» Written exercise
Include the line containing "const HEIGHT = 566" and all lines before it, repeated exactly from the listing below, without pictures.

» Dataset content
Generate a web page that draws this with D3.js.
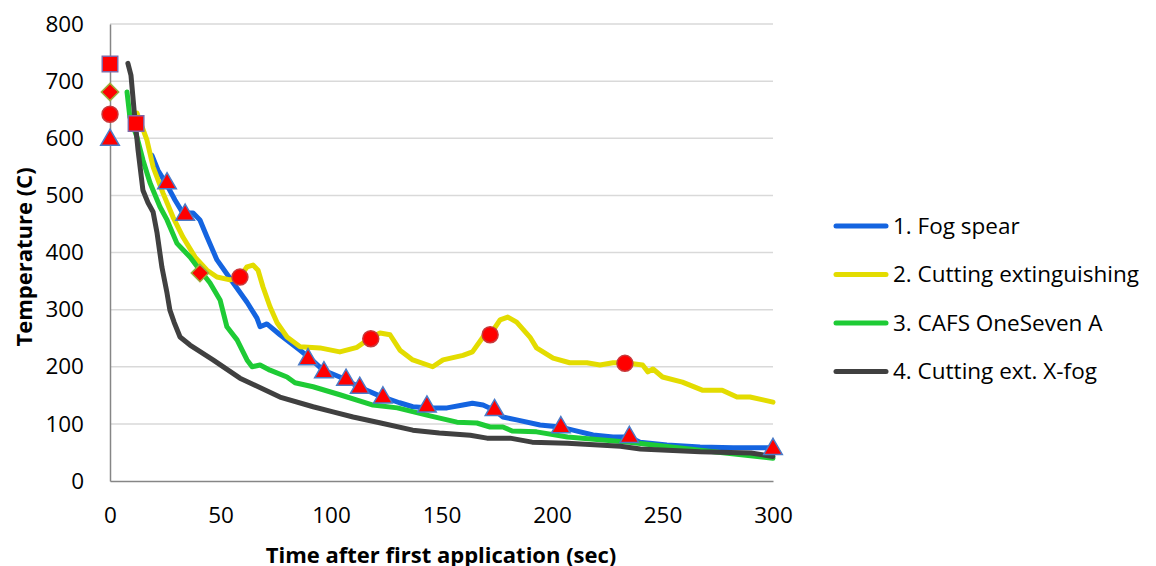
<!DOCTYPE html>
<html>
<head>
<meta charset="utf-8">
<script src="https://cdn.jsdelivr.net/npm/d3@7"></script>
<style>
  body { margin: 0; background: #fff; }
  text { font-family: "Open Sans", sans-serif; fill: #000; }
</style>
</head>
<body>
<svg id="chart" width="1156" height="566"></svg>
<script>
const WIDTH = 1156
const HEIGHT = 566

// series as [time (sec), temperature (C)]
const fogSpear = [
  [19, 570], [21.7, 544], [25.8, 518], [29.4, 492], [33, 469], [37.6, 469], [40.7, 457],
  [43.9, 427], [48.4, 387], [55.7, 347], [62, 313], [66.5, 285], [67.9, 270], [71, 275],
  [76.9, 256], [86, 229], [90.5, 215], [96.4, 194], [104, 182], [113, 164], [122, 149],
  [131, 137], [137, 130], [144.8, 128], [152.5, 128], [159.7, 133], [164, 136], [168.8, 133],
  [174, 124], [177.8, 112], [184, 107], [194.6, 98], [203.6, 94.5], [209.5, 89], [218.6, 80.5],
  [227.6, 77], [235, 77], [239.8, 68], [252, 63], [267, 59.5], [282, 58], [300, 58]
]
const cuttingExt = [
  [12.2, 644], [16.7, 597], [19.5, 550], [24, 504], [28.5, 462], [33, 427], [38.5, 392],
  [43.9, 369], [48.4, 357], [54.3, 352], [58.8, 357], [62, 375], [64.7, 378], [67, 369],
  [69.2, 340], [72.4, 305], [75.6, 277], [80.1, 252], [86, 235], [95, 233], [104, 226],
  [111.8, 234], [117.6, 250], [122.2, 259], [126.7, 256], [131.2, 229], [137, 212], [146, 200],
  [150.7, 212], [159.7, 220], [164, 226], [168.8, 252], [172, 256], [176.5, 282], [180, 287],
  [184, 278], [190, 252], [193, 233], [200.5, 215], [208, 207], [215.8, 207], [221.7, 203],
  [227.6, 207], [233, 207], [241, 203], [243.4, 191], [245.7, 196], [250, 182], [259, 173],
  [268, 159], [277, 159], [283.7, 147], [289.6, 147], [295.5, 142], [300, 138]
]
const cafs = [
  [7.7, 681], [9, 637], [12.2, 602], [14.9, 562], [18.1, 522], [22.6, 480], [25.8, 457],
  [30.3, 416], [36.2, 392], [40.7, 369], [45.2, 347], [49.8, 317], [52.9, 270], [57.5, 247],
  [62, 212], [64.3, 200], [67.9, 203], [72.4, 194], [80.1, 182], [83.7, 172], [91.9, 165],
  [104, 151], [119, 133], [130, 128], [144.8, 114], [157, 103], [166, 101.5], [172, 94.5],
  [177.8, 94.5], [182, 87.5], [193, 86], [207, 77], [235, 68], [267, 54], [300, 40]
]
const xFog = [
  [8.1, 731], [9.5, 710], [10.9, 649], [12.7, 579], [14.9, 509], [17.2, 487], [19.5, 471],
  [21.3, 434], [23.5, 374], [25.8, 329], [27.1, 299], [29, 278], [31.7, 252], [36.2, 238],
  [46.6, 212], [58.8, 180], [76.9, 147], [91.9, 130], [100.9, 121], [110, 112], [122, 102],
  [137, 89], [149, 84], [163, 80], [170.6, 75], [181, 75], [191, 68], [207, 66], [231, 61],
  [240, 56], [267, 51], [290, 49], [300, 43]
]

// red marker points
const triangles = [
  [0, 597], [25.8, 521], [34, 466], [89.6, 213], [96.8, 190], [106.8, 177], [113, 163],
  [123.5, 146], [143.4, 130], [174, 124], [204, 94], [235, 77], [300, 56]
]
const circles = [[0, 642], [58.8, 357], [118, 249], [172, 256], [233, 206]]
const diamonds = [[0, 681], [40.7, 364]]
const squares = [[0, 730], [11.8, 626]]

const seriesNames = ['1. Fog spear', '2. Cutting extinguishing', '3. CAFS OneSeven A', '4. Cutting ext. X-fog']
const seriesData = [fogSpear, cuttingExt, cafs, xFog]
const seriesColors = ['#1464E0', '#E3DC00', '#1ECB35', '#404040']

const xTicks = [0, 50, 100, 150, 200, 250, 300]
const yTicks = [0, 100, 200, 300, 400, 500, 600, 700, 800]

const svg = d3.select('#chart')

const x = d3.scaleLinear().domain([0, 300]).range([110, 773])
const y = d3.scaleLinear().domain([0, 800]).range([481, 24])

// grille
svg.append('g')
  .selectAll('line')
  .data(yTicks.filter(d => d > 0))
  .enter()
  .append('line')
  .attr('x1', x(0)).attr('x2', x(300))
  .attr('y1', d => y(d)).attr('y2', d => y(d))
  .attr('stroke', '#D9D9D9')
  .attr('stroke-width', 1.5)

// axes
const yAxis = svg.append('g')
  .attr('transform', `translate(${x(0)},0)`)
  .call(d3.axisLeft(y).tickValues(yTicks).tickSize(0).tickPadding(26))
yAxis.select('.domain').attr('stroke', '#868686').attr('stroke-width', 1.5)
yAxis.selectAll('text').style('font-size', '22.5px').style('font-family', 'Open Sans').attr('fill', '#000')

const xAxis = svg.append('g')
  .attr('transform', `translate(0,${y(0)})`)
  .call(d3.axisBottom(x).tickValues(xTicks).tickSize(0).tickPadding(26))
xAxis.select('.domain').attr('stroke', '#868686').attr('stroke-width', 1.5)
xAxis.selectAll('text').style('font-size', '22.5px').style('font-family', 'Open Sans').attr('fill', '#000')

// titres des axes
svg.append('text')
  .attr('x', 441).attr('y', 563)
  .attr('text-anchor', 'middle')
  .style('font-size', '22px').style('font-weight', 'bold')
  .text('Time after first application (sec)')

svg.append('text')
  .attr('transform', 'translate(32,257) rotate(-90)')
  .attr('text-anchor', 'middle')
  .style('font-size', '22px').style('font-weight', 'bold')
  .text('Temperature (C)')

// les courbes
const line = d3.line().x(d => x(d[0])).y(d => y(d[1]))

svg.append('g')
  .selectAll('path')
  .data(seriesData)
  .enter()
  .append('path')
  .attr('d', line)
  .attr('fill', 'none')
  .attr('stroke', (d, i) => seriesColors[i])
  .attr('stroke-width', 5)
  .attr('stroke-linejoin', 'round')
  .attr('stroke-linecap', 'round')

// les marqueurs
const markerSets = [
  { pts: triangles, type: d3.symbolTriangle, size: 150, stroke: '#4A7BC8', rot: 0 },
  { pts: circles, type: d3.symbolCircle, size: 200, stroke: '#C8393B', rot: 0 },
  { pts: diamonds, type: d3.symbolSquare, size: 150, stroke: '#9BAE3C', rot: 45 },
  { pts: squares, type: d3.symbolSquare, size: 240, stroke: '#8068A6', rot: 0 }
]
markerSets.forEach(m => {
  svg.append('g')
    .selectAll('path')
    .data(m.pts)
    .enter()
    .append('path')
    .attr('transform', d => `translate(${x(d[0])},${y(d[1])}) rotate(${m.rot})`)
    .attr('d', d3.symbol().type(m.type).size(m.size))
    .attr('fill', '#FF0000')
    .attr('stroke', m.stroke)
    .attr('stroke-width', 1.5)
})

// légende
const legend = svg.append('g')
  .selectAll('g')
  .data(seriesNames)
  .enter()
  .append('g')
  .attr('transform', (d, i) => `translate(0,${226 + i * 48.5})`)

legend.append('line')
  .attr('x1', 836).attr('x2', 886)
  .attr('stroke', (d, i) => seriesColors[i])
  .attr('stroke-width', 5)
  .attr('stroke-linecap', 'round')

legend.append('text')
  .attr('x', 893).attr('y', 0)
  .attr('dy', '0.35em')
  .style('font-size', '22.5px')
  .text(d => d)
</script>
</body>
</html>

» Expected answer
Generate a web page that draws this with D3.js.
<!DOCTYPE html>
<html>
<head>
<meta charset="utf-8">
<script src="https://cdn.jsdelivr.net/npm/d3@7"></script>
<style>
  body { margin: 0; background: #fff; }
  text { font-family: "Open Sans", sans-serif; fill: #000; }
</style>
</head>
<body>
<svg id="chart" width="1156" height="566"></svg>
<script>
const WIDTH = 1156
const HEIGHT = 566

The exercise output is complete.